Polymeters can be easier to understand and implement in a DAW than polyrhythms. As the name suggests, there will be multiple meters implied in the musical phrase. The most effective way to hear this is to have different instruments playing the different metric parts. To start this off simply, let’s try to create two meters in one phrase using two different instruments. In this instance let’s use the Marimba from MALLET FLUX and the NOIRE Felt Piano.
Here is the first part played on the marimba:
The phrase is in 4/4 time signature with the piano roll showing a 16th note division. Now we need to create a phrase for the piano that will be in a different time signature. To make this easy, we can re-use the marimba part and just shorten the length to make it a different time signature. To do this, reduce the part by an 8th note to create a 7/8 time signature.
Here’s the 7/8 piano part:
You can hear the new Felt Piano part here
Looking at the bar beat indicators in the piano roll might be a bit confusing as the time signature according to the DAW is still 4/4. It’s just that we have shortened the length of the 4/4 phrase to make it a 7/8 phrase. The piano roll is still showing a 16-note grid so if you count, you will notice a total of 14 16th notes, which add up to a time signature of 7/8. In Ableton Live, the time signature for each clip can be changed but this may not be the case in every DAW.
Now to create the polymeric phrase, and all we need to do is play the two parts simultaneously. Pan both the parts off center, so on one side of the stereo image you mostly hear the marimba and on the other, the piano. The real fun is in having the two parts share the same space to really emphasize the polymeric effect.
Looking at the clips in the DAW you will notice how the two parts interact with each other. After exactly seven repeats the phrases align back together.
You can take this idea a step further by combining parts with different time signatures. As noted, the easiest way to do this is to duplicate the first part and then shorten or lengthen it. To add more variety, change up the notes on the duplicate part so it’s not the exact same phrase.
Now that we have a better understanding on how to create polymeter parts, let’s take a look at polyrhythms.
Polyrhythms are a combination of multiple independent rhythms played within the same meter, at the same time. It sounds complicated but using an example should simplify things. Imagine one part playing four beats in one bar (quarter notes), while a second part plays three beats in that same bar. This is probably the most common polyrhythm. What does this sound like? Have a listen below:
One important consideration is that the three beats need to be equal. This is essentially a triplet. You are not limited to just a three on four, you can have any permutation or combination of even, or odd tuplets. For example a five on four will essentially be a quintuplet over a common rhythm. It looks and sounds like this:
These polyrhythms work really well on drum patterns. Here’s an example of a septuplet rhythm on the hi-hat over a standard 4/4 kick and snare pattern.
Building on this pattern, we can make that hi-hat part sound even more interesting by muting or deleting some notes. The timing stays the same even though the notes are removed, so even though this is still that septuplet rhythm, the rests make the whole part sound a lot more interesting.

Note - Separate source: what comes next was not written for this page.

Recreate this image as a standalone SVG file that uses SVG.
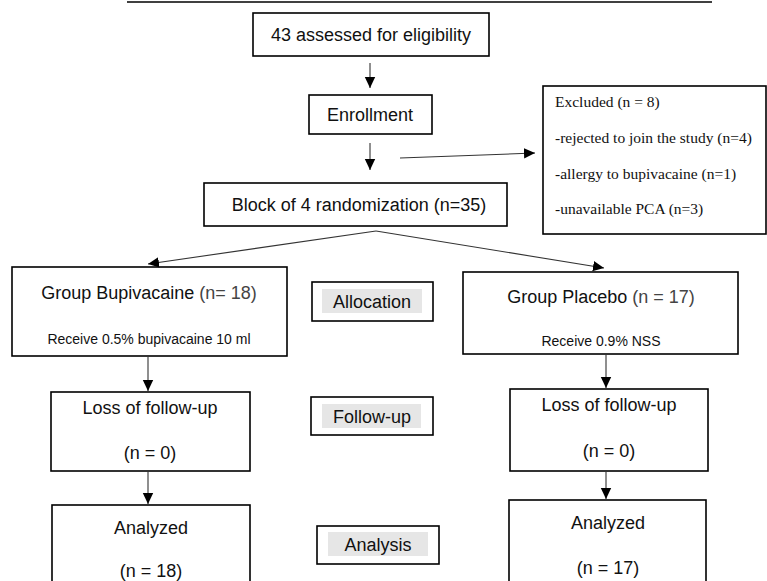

MALLET FLUX has a built-in sequencer with some interesting options for creating polymeric as well as polyrhythmic patterns. Since all the rhythms will be created in MALLET FLUX, all you need to do is hold down a note or sequence in a long note in your DAW to hear the result.
Load up MALLET FLUX and click on the Sequencer Presets pop-up.
Select the Arp 16th 10 preset. This is going to be our starting point. Hold down a note to hear the preset pattern. It has five instruments playing individual rhythms. Get familiar with the rhythm as we are going to change it up by creating polymeters and polyrhythms. Click on the Step Sequencer area for the first part which is set to Glockenspiel.
This will open up the larger step sequencer view. Here let’s change the Length parameter to 12. This will shorten the part to 12 steps, while all the other parts are still set at 16 steps, thus creating a polymetric effect.
Next, click on the Xylophone part to open its step sequencer. Let’s set this part to six steps. This creates another polymeter on top of the previous one.
Now select the Marimba part to open its step sequencer. Set its rate to 1/8T which is an eighth triplet. This creates a polyrhythm over the other parts. Let’s also set its length to 12.
This is what it sounds like after all the changes.
There are a lot more options with MALLET FLUX’s sequencer like shifting the entire sequencer left or right, repeat number, octave range, swing and so on. All these are worth exploring to further add variety to your patterns. The great part about using MALLET FLUX is that the patterns are all created within the KONTAKT instrument itself. You don’t have to manually do it in the DAW. Of course you also have the ability to combine some DAW polyrhythms and polymeters with the ones from MALLET FLUX to create really complex and involved patterns.